My name is Teri and I’m the proud mama of a beautiful, busy, hilarious, brilliant toddler and am expecting my second son later this year. Being a mom is a challenging and beautiful adventure that nothing else in my life prepared me for. Luckily, I have an amazing husband who is there through all the ups and downs, awesome friends who are happy to share their parenting knowledge (or at least laugh with me through the chaos!), and an extended family who is always ready to help. I work as a marketing and communications professional, and love sharing my experiences as a mom.
I’ve been called a perfectionist.
I’ve even referred to myself as one occasionally.

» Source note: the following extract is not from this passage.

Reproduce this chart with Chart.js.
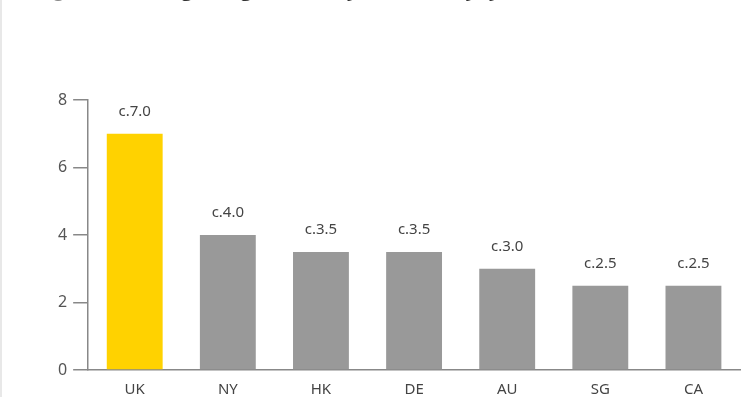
<!DOCTYPE html>
<html>
<head>
    <title>Average delay by market</title>
    <script src="https://cdn.jsdelivr.net/npm/chart.js"></script>
    <style>
        body { margin: 0; background: #fff; font-family: "Open Sans", Arial, sans-serif; overflow: hidden; }
        .wrap { position: relative; width: 739px; height: 397px; border-left: 2px solid #e8e8e8; overflow: hidden; }
        .title { position: absolute; left: 36px; top: -25px; font-size: 20px; color: #333; white-space: nowrap; }
        .title span { color: #888; font-weight: normal; }
        .title b { font-weight: bold; }
        canvas { display: block; }
    </style>
</head>
<body>
<div class="wrap">
    <div class="title"><span>Figure 3:</span> <b>Average length of delay to recovery (years)</b></div>
    <canvas id="barChart" width="739" height="397"></canvas>
</div>

<script>
    const markets = ['UK', 'NY', 'HK', 'DE', 'AU', 'SG', 'CA'];
    const years = [7.0, 4.0, 3.5, 3.5, 3.0, 2.5, 2.5];
    const valueLabels = ['c.7.0', 'c.4.0', 'c.3.5', 'c.3.5', 'c.3.0', 'c.2.5', 'c.2.5'];
    const yTicks = [0, 2, 4, 6, 8];

    const barColors = markets.map(m => m === 'UK' ? '#FFD200' : '#999999');
    const fontFamily = '"Noto Sans", "Open Sans", Arial, sans-serif';

    // writes the "c.x.x" text above each bar
    const valueLabelPlugin = {
        id: 'valueLabels',
        afterDatasetsDraw(chart) {
            const ctx = chart.ctx;
            const meta = chart.getDatasetMeta(0);
            ctx.save();
            ctx.font = '15px ' + fontFamily;
            ctx.fillStyle = '#444';
            ctx.textAlign = 'center';
            ctx.textBaseline = 'middle';
            meta.data.forEach((bar, i) => {
                ctx.fillText(valueLabels[i], bar.x, bar.y - 22);
            });
            ctx.restore();
        }
    };

    new Chart(document.getElementById('barChart'), {
        type: 'bar',
        data: {
            labels: markets,
            datasets: [{
                data: years,
                backgroundColor: barColors,
                barPercentage: 0.6,
                categoryPercentage: 1.0
            }]
        },
        options: {
            responsive: false,
            animation: false,
            layout: { padding: { top: 100, left: 50, right: 1, bottom: -13 } },
            plugins: {
                legend: { display: false },
                tooltip: { enabled: false }
            },
            scales: {
                x: {
                    grid: { display: false, drawTicks: false },
                    border: { color: '#888', width: 1.5 },
                    ticks: { color: '#444', padding: 11, font: { size: 15, family: fontFamily } }
                },
                y: {
                    min: 0,
                    max: 8,
                    afterBuildTicks(axis) { axis.ticks = yTicks.map(v => ({ value: v })); },
                    grid: { drawOnChartArea: false, drawTicks: true, tickLength: 15, color: '#888', lineWidth: 1.5 },
                    border: { color: '#888', width: 1.5 },
                    ticks: { color: '#555', padding: 6, font: { size: 16, family: fontFamily } }
                }
            }
        },
        plugins: [valueLabelPlugin]
    });
</script>
</body>
</html>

I have high expectations for myself, and basically always have. It’s ingrained in my personality, just like my stubborn streak and my grouchiness in the morning. I like to think I can manage it all, and I’m not usually the best at asking for help.
But now that we have one very busy toddler and another baby on the way, there have definitely been days or even weeks when I’m not even close to managing everything. Sure, I stay on top of things at work and my kid is dressed, bathed and fed every day (thanks in no small part to my husband’s help), but sometimes that’s all I have the energy for.
So I’ve been working on something else while I grow a child and try to enjoy the last months and weeks being a mom of one. I’m working on letting myself off the hook when I look around my house and see the laundry piling up, or the toys strewn all over the living room. Some days I have to reassure myself that good enough really is good enough—getting done only those things that really have to get done is totally acceptable every now and then.
This might not sound like a groundbreaking thought, but it’s a shift in thinking for me. It’s not that my house was always spotless before, or that things were never put off until the next day. But it used to happen less frequently, and so it was easier to brush off. Now that it happens more often, I have to also let go of the guilt—because rest isn’t really rest when you’re lying there obsessing about all the things you should be doing. Sometimes rest is what you should be doing right? Logically I know this—convincing myself of it isn’t always so easy.
So mamas, if you need an evening (or two or three) to take some time to do something for yourself, or just do nothing for anyone, do it. Those dishes and piles of laundry aren’t going anywhere (unfortunately!). And try not to beat yourself up about it—we’re all doing the best we can. And that really is good enough.